One of INCOPA’s roles is to quantify the environmental impact of coagulants. It is well known that municipal wastewater treatment plants consume energy in their processes, but also has a potential to produce energy in the form of biogas. There are a number of “standard” process solutions when treating wastewater depending on wastewater quality, treatment requirements, available space and perception on what is a good solution or not.

A study on Life Cycle Analysis of different Wastewater Treatment Plant Processes (published in December 2020 by the Swedish Environmental Research Institute (IVL) and co-funded by INCOPA) compares the environmental impact of treating wastewater to two different levels of effluent quality (total phosphorus concentration, 1 mg P/L and 0.3 mg P/L) in three different process configurations (Pre-precipitation, Simultaneous precipitation and Biological Phosphorous Removal). The incoming water quality were the same in all scenarios. Automatic process control in the models was used to achieve similar treatment results for the different processes. The main conclusion of the study is that pre-precipitation with coagulants has the lowest carbon footprint, while Biological phosphorus removal has the highest. The more stringent phosphorus removal limits the higher carbon footprint with still lowest values for pre-precipitation and highest for Biological phosphorus removal.

In 2014, INCOPA completed a Life Cycle Assessment (LCA) of coagulant production. The scope of the LCA study starts from the production of raw materials used to create coagulants and runs to the point they leave the factory gate. This is known as a cradle-to-gate LCA study.
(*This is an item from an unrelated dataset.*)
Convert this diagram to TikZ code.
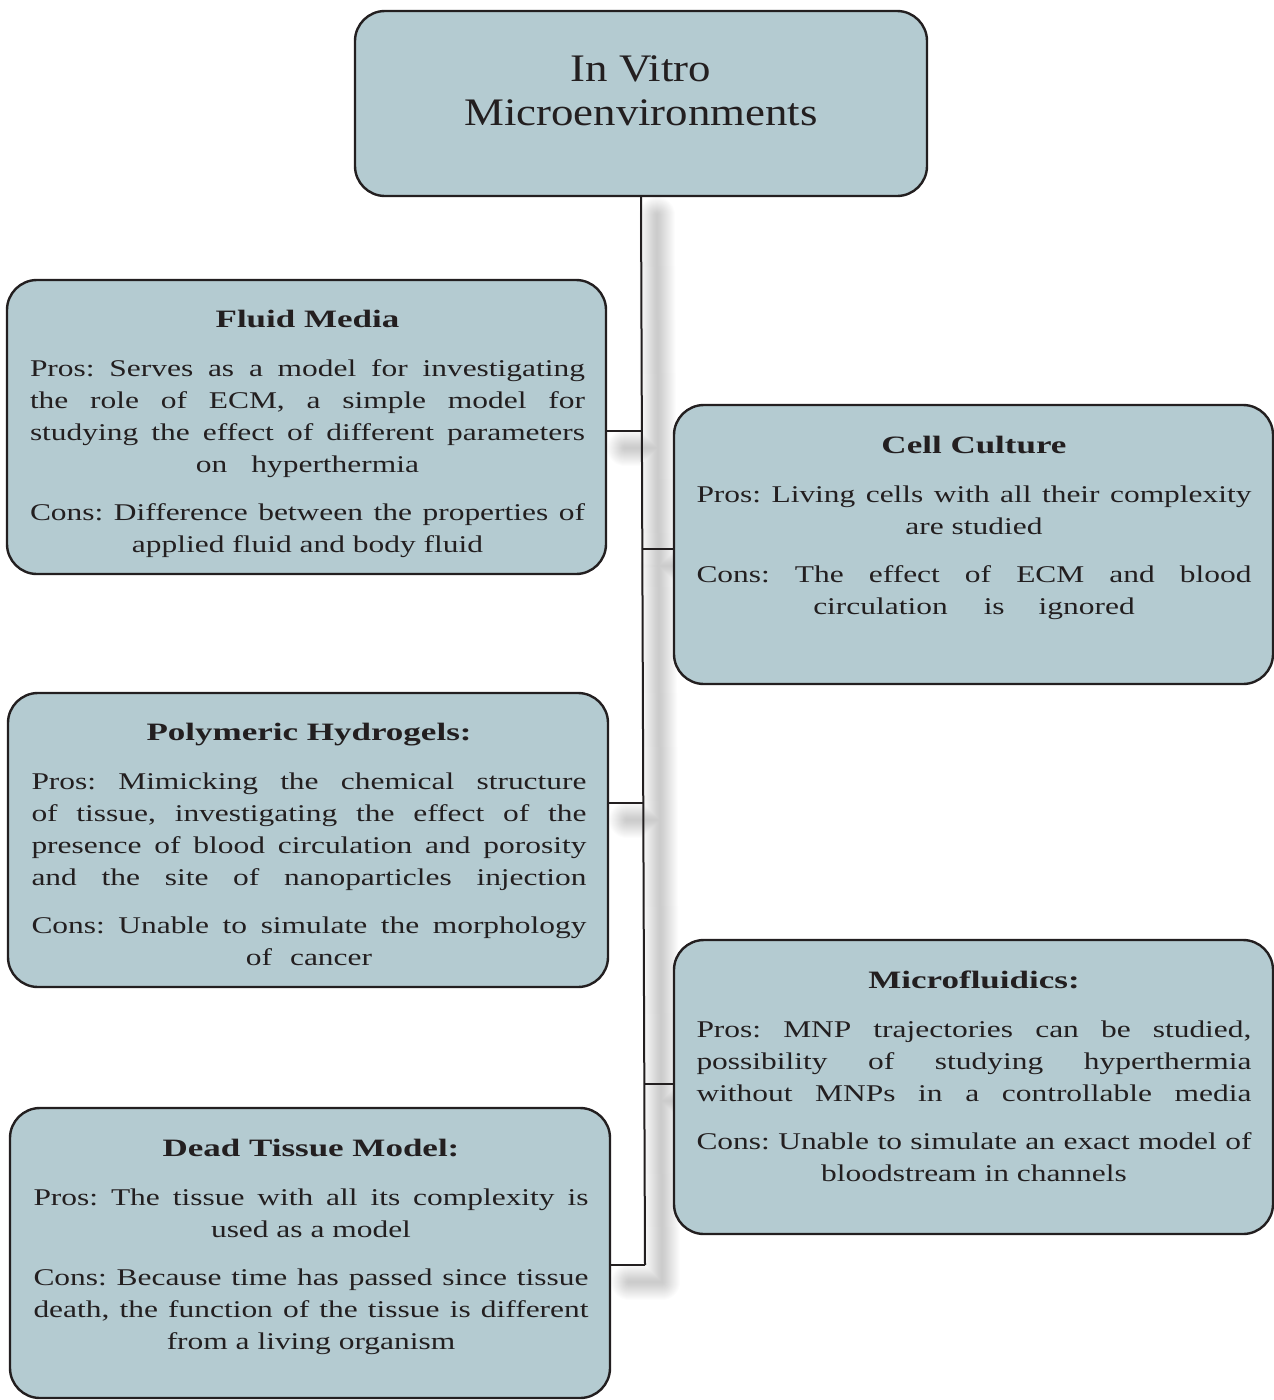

Conducted by the Karlsruhe Institute of Technology (KIT) on behalf of INCOPA, the LCA study found that the cradle-to-gate emissions of all coagulants studied averaged 0.106 kg CO2-eq/mole Fe3+ or Al3+. The value is extremely low.

The considerable difference between the minimum and maximum carbon footprint values (range = 0.013 to 0.436 kg CO2-eq/mole Fe3+ or Al3+) is a consequence of the different raw materials which are used to produce each type of coagulant. Some raw materials have relatively high CO2-eq emissions during their production or their transport to the coagulant production site.

As expected, the use of recycled materials or by-products from other production processes decreases the environmental impact of coagulant production. This highlights the effect of transport-related emissions on coagulant production as recycled materials and by-products are often onsite or come from nearby production facilities.